Retired U.S. Air Force Colonel Rick Hudlow recounts his life story in Shamrock 22: “An American Aviator’s Story” (AuthorHouse, 415 pp., $31.99, hardcover; $23.95, paper; $3.99, e book). Hudlow is a man who lived to fly and who devoted his career to the Strategic Air Command—particularly the B-52.

“As a young man I served but did not get into combat in WWII,” Hudlow humbly writes. “I served through Korea but was deeply involved in the new B-47 so did not serve in Korea. I served in Vietnam and saw our forces in action in the field and participated in the bombing campaigns in Vietnam.”

Hudlow’s story follows a path laid out by his father—a pilot, business owner, and consultant. Hudlow spent his boyhood at airports. He began flying by standing at the wheel of a Ford Tri-Motor because he was too small to see out the windshield. He enlisted in the Army aviation cadet program at age eighteen. Throughout his career, Hudlow extended to his subordinates the same high degree of confidence and respect that his father showed to him.

Rick Hudlow

The core of Hudlow’s book deals with the Cold War, a topic practically forgotten since the dissolution of the Soviet Union in 1991. He entered SAC with the initial B-47 deliveries and rose in rank and influence as the Command’s importance toward deterring nuclear war increased.

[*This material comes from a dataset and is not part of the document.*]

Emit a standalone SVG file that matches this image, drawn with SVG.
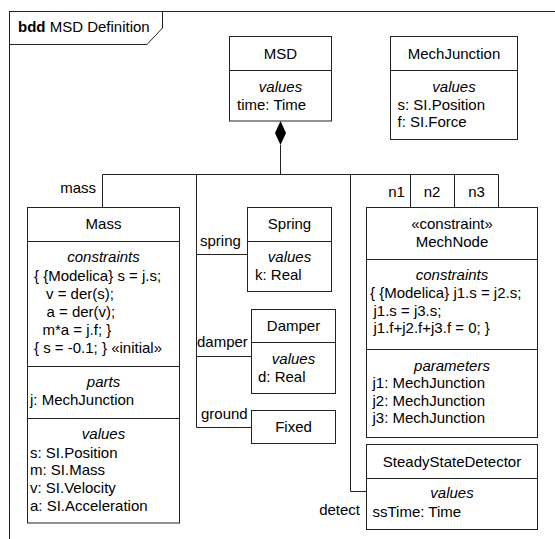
<svg xmlns="http://www.w3.org/2000/svg" width="555" height="539" viewBox="0 0 555 539">
  <style>
    text { font-family: "Liberation Sans", Arial, sans-serif; font-size: 15px; fill: #000; }
    .c { text-anchor: middle; }
    .e { text-anchor: end; }
    .i { font-style: italic; }
    .b { font-weight: bold; }
    .box { fill: #fff; stroke: #222; stroke-width: 1; }
    .div { stroke: #222; stroke-width: 1; fill: none; }
    .wire { stroke: #222; stroke-width: 1; fill: none; }
  </style>
  <rect width="555" height="539" fill="#fff"/>

  <!-- diagram frame with name tab -->
  <g id="frame">
    <rect x="9.5" y="11.5" width="560" height="540" fill="none" stroke="#222"/>
    <path d="M9.5,44.5 H147 L162.5,28 V11.5" fill="none" stroke="#222"/>
    <text x="18" y="32"><tspan class="b">bdd</tspan> MSD Definition</text>
  </g>

  <!-- composition connectors -->
  <g id="connectors">
    <polygon points="280.5,121 286,133 280.5,145 275,133" fill="#000"/>
    <path class="wire" d="M280.5,145 V174.5"/>
    <path class="wire" d="M102.5,174.5 H498.5"/>
    <path class="wire" d="M102.5,174.5 V207.5"/>
    <path class="wire" d="M196.5,174.5 V427.5 H251.5"/>
    <path class="wire" d="M196.5,254.5 H247.5"/>
    <path class="wire" d="M196.5,356.5 H251.5"/>
    <path class="wire" d="M350.5,174.5 V491.5 H366.5"/>
    <path class="wire" d="M410.5,174.5 V207.5"/>
    <path class="wire" d="M454.5,174.5 V207.5"/>
    <path class="wire" d="M498.5,174.5 V207.5"/>
    <text class="e" x="96" y="193">mass</text>
    <text x="200" y="246">spring</text>
    <text x="197" y="347">damper</text>
    <text x="201" y="419">ground</text>
    <text class="c" x="396.5" y="197">n1</text>
    <text class="c" x="432" y="197">n2</text>
    <text class="c" x="476.5" y="197">n3</text>
    <text class="e" x="360" y="515">detect</text>
  </g>

  <g id="MSD">
    <rect class="box" x="229.5" y="36.5" width="102" height="84.5"/>
    <path class="div" d="M229.5,70.5 H331.5"/>
    <text class="c" x="280.5" y="59">MSD</text>
    <text class="c i" x="280.5" y="92">values</text>
    <text x="237" y="110">time: Time</text>
  </g>

  <g id="MechJunction">
    <rect class="box" x="390.5" y="36.5" width="127" height="103"/>
    <path class="div" d="M390.5,70.5 H517.5"/>
    <text class="c" x="454" y="58.5">MechJunction</text>
    <text class="c i" x="454" y="91.5">values</text>
    <text x="397.5" y="109.5">s: SI.Position</text>
    <text x="397.5" y="127">f: SI.Force</text>
  </g>

  <g id="Mass">
    <rect class="box" x="27.5" y="207.5" width="152" height="315.5"/>
    <path class="div" d="M27.5,241.5 H179.5 M27.5,366.5 H179.5 M27.5,418.5 H179.5"/>
    <text class="c" x="103.5" y="228.5">Mass</text>
    <text class="c i" x="103.5" y="262">constraints</text>
    <text x="34" y="281">{ {Modelica} s = j.s;</text>
    <text x="46" y="299">v = der(s);</text>
    <text x="46.5" y="317">a = der(v);</text>
    <text x="42.5" y="335">m*a = j.f; }</text>
    <text x="34" y="352.5">{ s = -0.1; } «initial»</text>
    <text class="c i" x="103.5" y="387">parts</text>
    <text x="30" y="405">j: MechJunction</text>
    <text class="c i" x="103.5" y="439">values</text>
    <text x="30" y="457.5">s: SI.Position</text>
    <text x="30" y="475">m: SI.Mass</text>
    <text x="30" y="493">v: SI.Velocity</text>
    <text x="30" y="510.5">a: SI.Acceleration</text>
  </g>

  <g id="Spring">
    <rect class="box" x="247.5" y="207.5" width="84" height="84"/>
    <path class="div" d="M247.5,241.5 H331.5"/>
    <text class="c" x="289.5" y="228.5">Spring</text>
    <text class="c i" x="289.5" y="262">values</text>
    <text x="255" y="280">k: Real</text>
  </g>

  <g id="Damper">
    <rect class="box" x="251.5" y="309.5" width="84" height="84"/>
    <path class="div" d="M251.5,342.5 H335.5"/>
    <text class="c" x="293.5" y="331">Damper</text>
    <text class="c i" x="293.5" y="364">values</text>
    <text x="258" y="382">d: Real</text>
  </g>

  <g id="Fixed">
    <rect class="box" x="251.5" y="410.5" width="84" height="33"/>
    <text class="c" x="293.5" y="432">Fixed</text>
  </g>

  <g id="MechNode">
    <rect class="box" x="366.5" y="207.5" width="171" height="230"/>
    <path class="div" d="M366.5,259.5 H537.5 M366.5,349.5 H537.5"/>
    <text class="c" x="452" y="228.5">«constraint»</text>
    <text class="c" x="452" y="247">MechNode</text>
    <text class="c i" x="452" y="280">constraints</text>
    <text x="370" y="298">{ {Modelica} j1.s = j2.s;</text>
    <text x="373.5" y="315.5">j1.s = j3.s;</text>
    <text x="373.5" y="333">j1.f+j2.f+j3.f = 0; }</text>
    <text class="c i" x="452" y="370.5">parameters</text>
    <text x="372.5" y="388">j1: MechJunction</text>
    <text x="372.5" y="405.5">j2: MechJunction</text>
    <text x="372.5" y="423">j3: MechJunction</text>
  </g>

  <g id="SteadyStateDetector">
    <rect class="box" x="366.5" y="444.5" width="171" height="85"/>
    <path class="div" d="M366.5,478.5 H537.5"/>
    <text class="c" x="452" y="466.5">SteadyStateDetector</text>
    <text class="c i" x="452" y="498">values</text>
    <text x="372.5" y="517">ssTime: Time</text>
  </g>
</svg>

Hudlow clearly enjoyed and was “most proud of” the everyday performance of his B-47 and B-52 crew duties. Promoted to staff level, he conceived modifications that improved B-52 capabilities.

In Vietnam, Hudlow served on a targeting panel. He came to recognize that B-52 bombs were being fused incorrectly. He inspected recently bombed areas and flew with forward air controllers to validate that observation. He then designed new fusing practices that improved bombing results. After that, the Seventh Air Force Commander consulted with Hudlow about other bombing tactics.

Upon his return from Vietnam, Hudlow failed to achieve his life-long goal of becoming a SAC Wing Commander and retired. He immediately went to work in private industry and spent many years traveling to parts of the world he missed while serving in the Air Force.